Still in denial, Rehoboam refused to recognize the independent nation, viewing it as an internal rebellion to be managed by police action. He assembled an army for this purpose from the two tribes — Judah and Benjamin — that remained loyal to him. Jeroboam, now named king of the 10 tribes in rebellion, prepared armies for defense. But just as civil war was ready to begin, the LORD sent the prophet Shemaiah to Rehoboam with the message that he must go home and not fight this war. God had arranged the split of the nation because of King Solomon's sins. So war was averted.

Both Rehoboam and Jeroboam, however, built extensive fortifications along their border; and wars were fought continually during their reigns.

The 10 tribes under Jeroboam retained the historical name of the nation, “Israel”. The two tribes under Rehoboam assumed the name “Judah,” the name of Rehoboam's tribe.

Source: 1 Kings 12:1-24; 2 Chronicles 10 - 11

Rehoboam's Apostasy and God's Judgment

All this time, King Rehoboam was faithful to the LORD. But after three years, the fortifications were complete, and Rehoboam relaxed both his military efforts and his morals. With the aid of his wife Maachah, an Asherah worshipper, he built pagan shrines, ignoring the LORD's prohibition. These cults involved the people in many sinful practices, including most notably male prostitution.

After two years of apostasy, Shishak king of Egypt launched an invasion force against Judah. The LORD sent the prophet Shemaiah to announce he would not defend Judah; because of their apostasy, he was abandoning them to their fate. Hearing this, Rehoboam and the local leaders agreed that they deserved this punishment from God. Seeing their contrition, the LORD changed his mind; he would not allow them to be destroyed. He would, however, allow Egypt to dominate Judah.

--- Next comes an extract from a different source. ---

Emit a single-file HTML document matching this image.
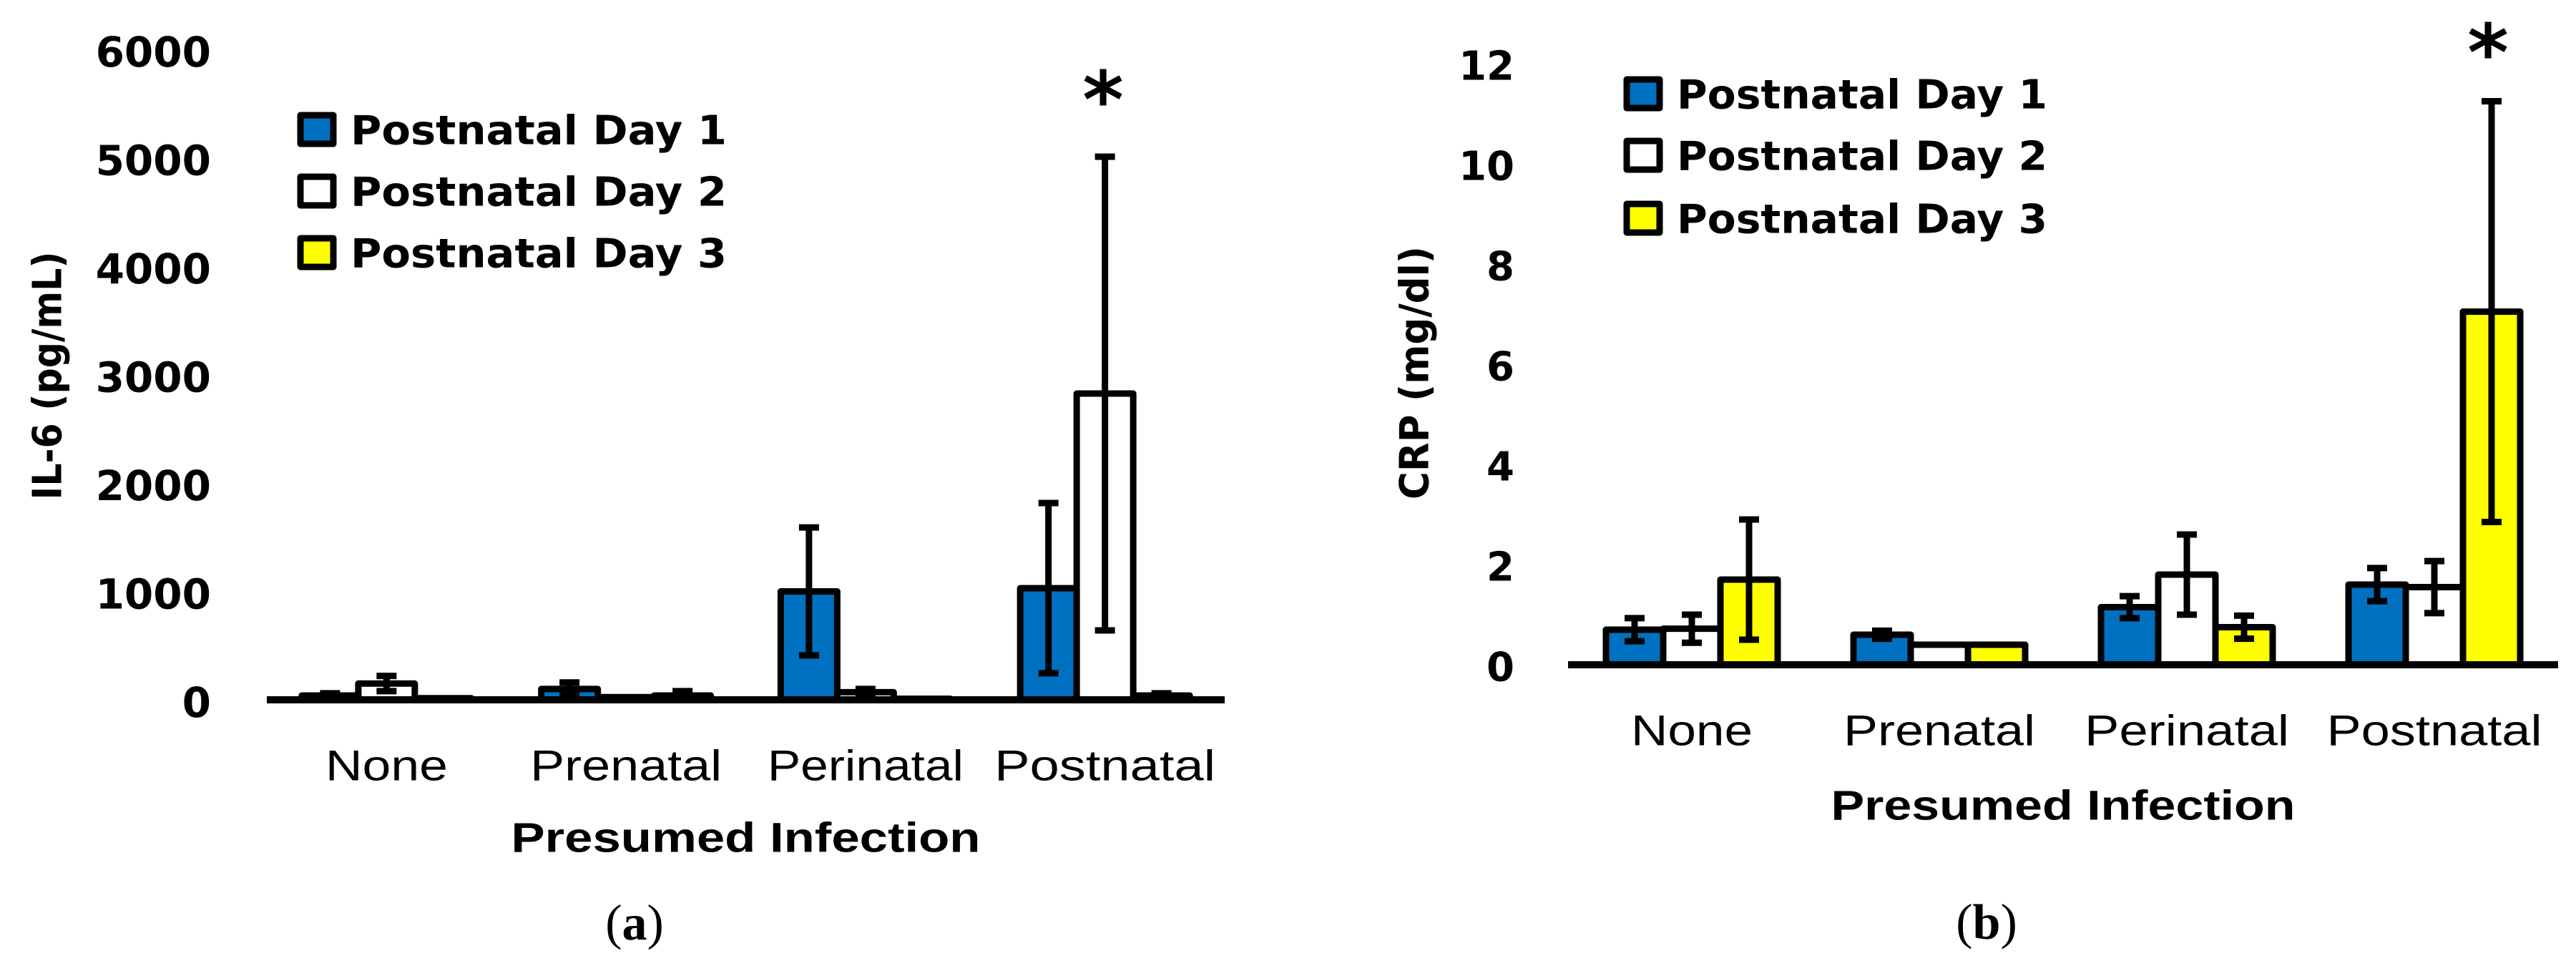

Egypt subdued Judah, and Shishak confiscated everything of value in Rehoboam's palace and Solomon's temple. Rehoboam replaced these with cheap imitations, and even these were kept under lock and key, being brought into view only when the king was present.

Rehoboam's repentance, however, was short lived. The remainder of his 17 years are summarized in the statement “he did evil, because he prepared not his heart to seek the LORD” (2 Chronicles 12:14).